Piano Concerto No.23 in A, K488
Piano Concerto No.24 in C minor, K491
Mitsuko Uchida (piano)
Recorded 4-5 December 2008 in Severance Hall, Cleveland
Reviewed by: Graham Rogers
Reviewed: November 2009
CD No: DECCA 478 1524
Duration: 60 minutes
There is no shortage of outstanding recordings of this well-matched pair of two of Mozart’s greatest and most popular concertos – the darkly brooding C minor and the warmly radiant A major – but new thoughts as illuminating as those offered here by Mitsuko Uchida will always be welcome. More than two decades on from her complete Mozart concerto cycle for Philips with the English Chamber Orchestra and Jeffrey Tate, Uchida has returned for a fresh look at these two works, this time live and accompanied by the Cleveland Orchestra, which she directs herself from the keyboard.
Anyone expecting the vibrancy of period-instrument performances, or the dynamism of such master-Mozarteans as Alfred Brendel or Christian Zacharias, will be disappointed. These are intensely thoughtful and refined accounts that reward dedicated listening.

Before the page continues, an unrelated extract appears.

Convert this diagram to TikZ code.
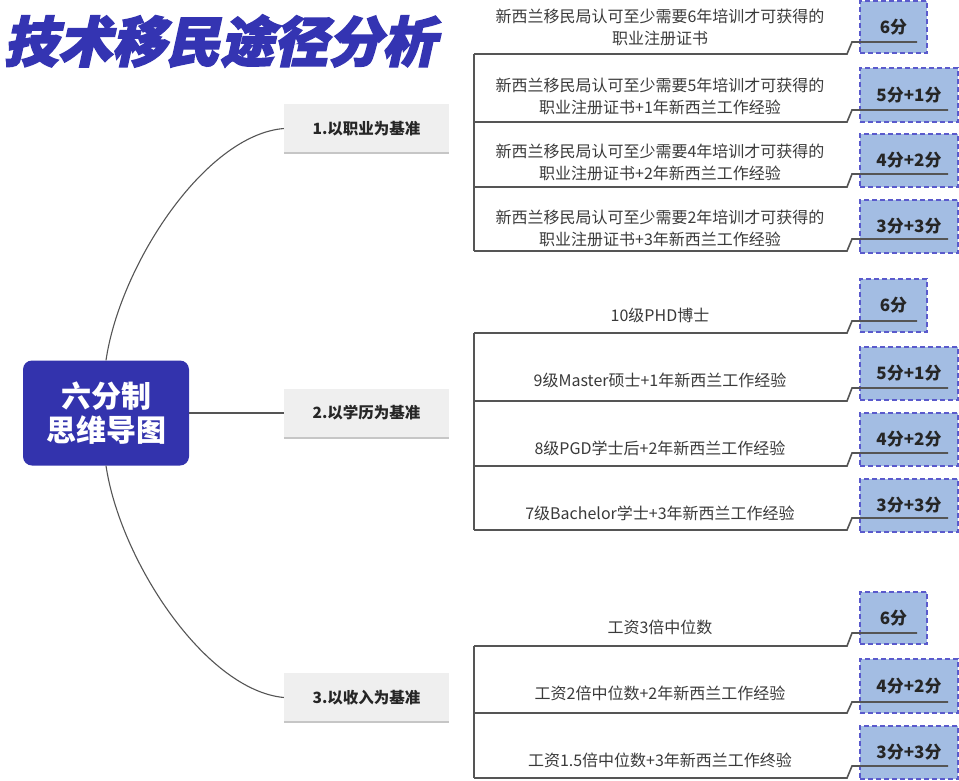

Unlike Daniel Barenboim, who tends to romanticise Mozart (albeit usually to unanswerably wonderful effect), Uchida is fastidiously careful never to stray outside the boundaries of classical restraint. But whereas the likes of Brendel make such an approach feel fluid and natural, the sense here is often that Uchida’s natural inclinations are towards the romantic.
This is certainly not to say that Uchida’s playing doesn’t have integrity, or is not absolutely compelling; it is also frequently sublime. The pianist’s first entry in the C minor Concerto (placed first on the disc) is exquisite: a supremely poised oasis of absolute calm, yet bristling with tension that foreshadows the drama to come. The preceding orchestral introduction is not as overtly fiery as some versions, but its gentle drive is firm and inexorable. Although the tempo here and in the finale is measured, the voltage in both is powerfully high. Uchida’s take on the Larghetto is contemplative rather than effortlessly simple, reflecting the vast depth beneath Mozart’s uncomplicated surface; her subtle ornamentation in repeated passages is nicely stylish (as is her own cadenza in first- movement cadenza).
The Cleveland Orchestra musicians have Mozart in their blood, and Uchida’s special “long-standing relationship” with them is plainly evident. Tate’s ECO often lacked incisiveness and urgency – never faults here. The Cleveland woodwinds are especially vivid, making the contrapuntal complexities in the turbulent first-movement development crystal-clear. The wind-led major-key episodes in the Larghetto and finale are melancholic rather than uplifting, but this in keeping with the mood of the work as a whole and comes off well (less effective – and unnecessary – is the paring down of the strings to solo string quartet here).
The glorious sunshine of the A major’s Concerto first movement is tempered with autumnal clouds, reflective rather than carefree. The Adagio, Mozart at his most poignant, penetrates straight to the soul with clean textures and eloquent directness. The joyous finale may lack a sense of spontaneity, but Uchida’s light and nimble touch ensures that its radiance shines brightly and with a winning optimism. This release is essential listening for devotees of these wonderful, multi-faceted works.